Plotting code records:
==========

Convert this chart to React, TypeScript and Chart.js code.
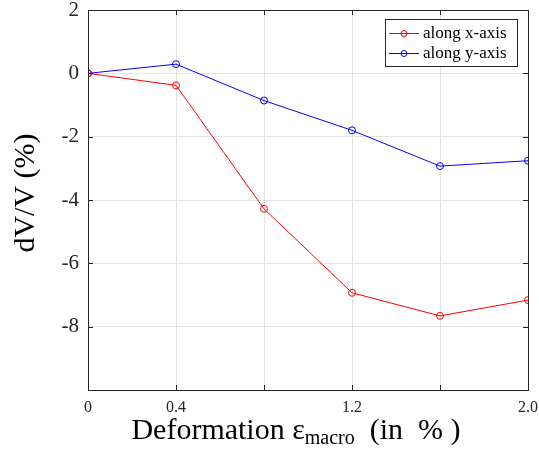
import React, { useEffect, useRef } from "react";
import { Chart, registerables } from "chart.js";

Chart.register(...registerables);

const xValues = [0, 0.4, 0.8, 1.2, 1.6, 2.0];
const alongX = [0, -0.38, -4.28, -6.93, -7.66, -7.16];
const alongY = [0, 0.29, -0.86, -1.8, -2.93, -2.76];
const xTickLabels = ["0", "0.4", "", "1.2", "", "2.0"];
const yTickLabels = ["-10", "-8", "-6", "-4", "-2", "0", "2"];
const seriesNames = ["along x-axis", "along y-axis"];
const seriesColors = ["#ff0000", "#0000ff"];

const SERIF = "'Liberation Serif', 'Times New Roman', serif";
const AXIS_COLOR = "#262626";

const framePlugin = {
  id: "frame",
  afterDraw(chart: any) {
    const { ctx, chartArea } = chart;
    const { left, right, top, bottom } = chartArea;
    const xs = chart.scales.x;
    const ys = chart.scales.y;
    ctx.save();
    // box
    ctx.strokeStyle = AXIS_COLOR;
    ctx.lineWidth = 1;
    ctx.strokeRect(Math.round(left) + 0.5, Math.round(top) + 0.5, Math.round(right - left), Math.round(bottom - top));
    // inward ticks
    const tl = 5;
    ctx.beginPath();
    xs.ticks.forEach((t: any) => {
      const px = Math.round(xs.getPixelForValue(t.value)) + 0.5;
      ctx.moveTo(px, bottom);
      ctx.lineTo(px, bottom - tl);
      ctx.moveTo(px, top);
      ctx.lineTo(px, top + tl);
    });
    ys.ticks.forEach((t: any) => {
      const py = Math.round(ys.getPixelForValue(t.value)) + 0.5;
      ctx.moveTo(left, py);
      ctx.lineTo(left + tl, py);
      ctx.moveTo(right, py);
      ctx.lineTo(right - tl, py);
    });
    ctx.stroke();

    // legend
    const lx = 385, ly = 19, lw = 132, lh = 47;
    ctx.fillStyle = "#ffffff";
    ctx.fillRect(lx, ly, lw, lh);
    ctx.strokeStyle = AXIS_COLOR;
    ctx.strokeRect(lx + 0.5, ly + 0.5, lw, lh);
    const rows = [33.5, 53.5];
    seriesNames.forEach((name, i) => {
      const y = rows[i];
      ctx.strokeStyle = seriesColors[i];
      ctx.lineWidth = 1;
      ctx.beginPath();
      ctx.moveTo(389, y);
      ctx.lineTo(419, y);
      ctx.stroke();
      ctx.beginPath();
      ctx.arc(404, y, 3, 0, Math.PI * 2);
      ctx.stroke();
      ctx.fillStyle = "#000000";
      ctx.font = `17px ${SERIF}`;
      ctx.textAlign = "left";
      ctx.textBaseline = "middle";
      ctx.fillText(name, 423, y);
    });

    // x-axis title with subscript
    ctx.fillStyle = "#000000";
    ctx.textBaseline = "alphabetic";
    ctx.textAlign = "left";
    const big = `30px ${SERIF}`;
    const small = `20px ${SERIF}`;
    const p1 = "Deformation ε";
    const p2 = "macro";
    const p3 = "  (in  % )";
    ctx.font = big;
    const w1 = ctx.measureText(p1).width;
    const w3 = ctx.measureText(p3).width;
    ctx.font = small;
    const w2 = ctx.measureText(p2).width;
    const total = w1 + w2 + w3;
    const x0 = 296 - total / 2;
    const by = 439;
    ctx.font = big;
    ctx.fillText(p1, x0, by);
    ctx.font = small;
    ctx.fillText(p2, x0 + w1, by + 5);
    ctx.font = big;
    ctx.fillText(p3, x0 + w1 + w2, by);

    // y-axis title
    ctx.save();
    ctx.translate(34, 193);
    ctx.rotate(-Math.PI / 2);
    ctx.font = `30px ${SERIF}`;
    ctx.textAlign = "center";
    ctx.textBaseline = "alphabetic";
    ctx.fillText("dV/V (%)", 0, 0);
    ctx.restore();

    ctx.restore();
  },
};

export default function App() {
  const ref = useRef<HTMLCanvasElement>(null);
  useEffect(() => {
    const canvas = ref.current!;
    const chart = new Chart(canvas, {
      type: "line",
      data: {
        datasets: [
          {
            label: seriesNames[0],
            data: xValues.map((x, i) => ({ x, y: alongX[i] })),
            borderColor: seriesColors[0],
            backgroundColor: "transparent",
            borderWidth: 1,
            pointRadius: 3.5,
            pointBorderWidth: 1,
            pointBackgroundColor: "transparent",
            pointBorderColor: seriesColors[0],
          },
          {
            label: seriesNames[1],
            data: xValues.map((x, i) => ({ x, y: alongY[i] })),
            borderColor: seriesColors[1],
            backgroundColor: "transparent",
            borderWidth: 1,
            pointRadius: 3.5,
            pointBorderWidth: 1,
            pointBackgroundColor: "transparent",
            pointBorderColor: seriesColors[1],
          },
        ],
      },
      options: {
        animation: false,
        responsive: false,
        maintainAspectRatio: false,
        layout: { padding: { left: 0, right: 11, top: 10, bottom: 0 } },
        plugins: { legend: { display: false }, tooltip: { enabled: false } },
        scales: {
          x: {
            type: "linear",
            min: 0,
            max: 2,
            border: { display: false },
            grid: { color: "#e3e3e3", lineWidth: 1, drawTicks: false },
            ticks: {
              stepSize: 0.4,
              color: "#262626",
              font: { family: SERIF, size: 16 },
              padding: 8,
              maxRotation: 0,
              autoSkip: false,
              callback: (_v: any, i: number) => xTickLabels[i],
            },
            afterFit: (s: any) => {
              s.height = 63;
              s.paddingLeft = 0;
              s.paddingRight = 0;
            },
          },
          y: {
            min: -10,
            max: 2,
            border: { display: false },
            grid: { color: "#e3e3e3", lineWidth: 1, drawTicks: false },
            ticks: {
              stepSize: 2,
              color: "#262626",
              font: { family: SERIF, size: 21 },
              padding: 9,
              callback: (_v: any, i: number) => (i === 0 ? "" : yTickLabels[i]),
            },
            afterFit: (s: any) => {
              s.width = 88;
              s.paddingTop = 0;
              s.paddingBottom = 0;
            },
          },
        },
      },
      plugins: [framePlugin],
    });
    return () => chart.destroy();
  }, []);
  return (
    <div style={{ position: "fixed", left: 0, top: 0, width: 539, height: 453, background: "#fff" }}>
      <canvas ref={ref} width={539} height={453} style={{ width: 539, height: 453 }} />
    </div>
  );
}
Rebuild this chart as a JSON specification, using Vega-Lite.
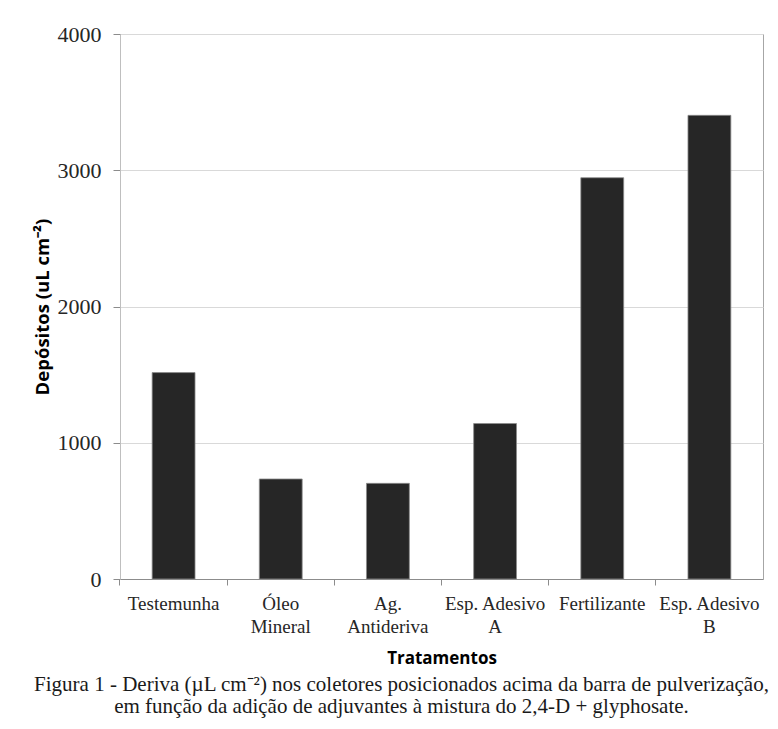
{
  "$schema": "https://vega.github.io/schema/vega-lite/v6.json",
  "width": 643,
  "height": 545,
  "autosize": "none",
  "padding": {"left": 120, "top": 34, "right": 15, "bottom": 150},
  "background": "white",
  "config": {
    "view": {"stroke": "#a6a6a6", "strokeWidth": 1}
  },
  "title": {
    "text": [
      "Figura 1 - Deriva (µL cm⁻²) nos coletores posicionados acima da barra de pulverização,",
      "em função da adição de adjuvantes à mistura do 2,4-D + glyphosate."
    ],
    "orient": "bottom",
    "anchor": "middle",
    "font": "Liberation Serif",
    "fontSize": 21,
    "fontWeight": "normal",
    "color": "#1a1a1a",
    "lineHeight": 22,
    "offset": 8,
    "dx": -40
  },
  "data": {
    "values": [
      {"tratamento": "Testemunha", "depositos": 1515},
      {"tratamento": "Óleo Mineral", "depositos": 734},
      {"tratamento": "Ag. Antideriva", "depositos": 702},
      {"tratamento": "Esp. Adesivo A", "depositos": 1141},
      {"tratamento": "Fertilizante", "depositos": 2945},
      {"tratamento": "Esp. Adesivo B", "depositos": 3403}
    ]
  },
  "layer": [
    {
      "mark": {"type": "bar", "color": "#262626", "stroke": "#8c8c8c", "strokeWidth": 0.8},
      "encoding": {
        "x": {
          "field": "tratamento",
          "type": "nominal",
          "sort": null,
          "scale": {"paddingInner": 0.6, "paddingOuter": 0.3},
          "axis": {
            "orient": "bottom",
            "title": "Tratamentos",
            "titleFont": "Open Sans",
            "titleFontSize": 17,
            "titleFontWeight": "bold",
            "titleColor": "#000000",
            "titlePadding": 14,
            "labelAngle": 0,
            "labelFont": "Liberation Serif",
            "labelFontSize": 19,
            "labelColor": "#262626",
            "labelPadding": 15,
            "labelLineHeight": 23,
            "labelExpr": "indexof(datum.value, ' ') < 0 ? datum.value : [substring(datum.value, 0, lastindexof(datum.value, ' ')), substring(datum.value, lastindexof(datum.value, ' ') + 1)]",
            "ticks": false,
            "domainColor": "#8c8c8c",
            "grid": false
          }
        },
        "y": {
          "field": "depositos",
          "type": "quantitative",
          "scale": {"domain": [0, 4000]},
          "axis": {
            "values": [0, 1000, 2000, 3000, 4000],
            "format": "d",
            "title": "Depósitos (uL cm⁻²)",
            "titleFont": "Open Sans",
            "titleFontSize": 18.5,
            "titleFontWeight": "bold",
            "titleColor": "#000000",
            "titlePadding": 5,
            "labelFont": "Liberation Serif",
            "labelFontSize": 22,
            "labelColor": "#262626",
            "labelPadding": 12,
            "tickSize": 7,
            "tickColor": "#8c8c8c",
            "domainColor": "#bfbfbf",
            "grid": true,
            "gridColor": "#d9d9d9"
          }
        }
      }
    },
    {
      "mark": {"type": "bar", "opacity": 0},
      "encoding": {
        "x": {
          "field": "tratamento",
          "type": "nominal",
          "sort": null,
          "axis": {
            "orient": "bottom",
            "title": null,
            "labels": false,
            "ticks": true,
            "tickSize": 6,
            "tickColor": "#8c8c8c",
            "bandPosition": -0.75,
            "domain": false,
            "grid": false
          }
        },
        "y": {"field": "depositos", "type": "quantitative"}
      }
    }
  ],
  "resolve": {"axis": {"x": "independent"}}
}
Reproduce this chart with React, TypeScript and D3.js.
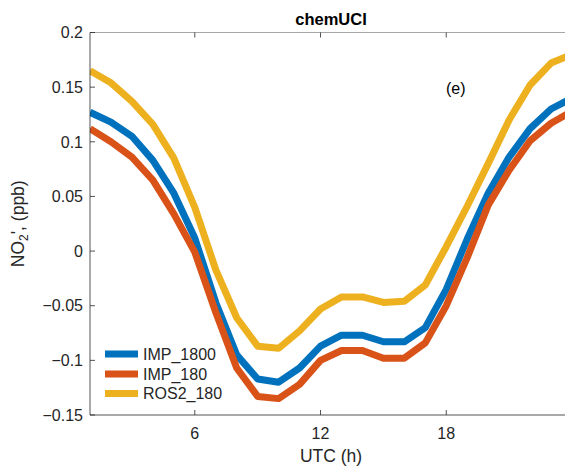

==========

• [What the task requires]: The lines from the start of the entries above through the one containing "Chart.register(...registerables);" are to be retyped exactly, and no others. Pictures are left out.

• [Full output]:
Convert this chart to React, TypeScript and Chart.js code.
import React, { useEffect, useRef } from "react";
import { Chart, registerables } from "chart.js";

Chart.register(...registerables);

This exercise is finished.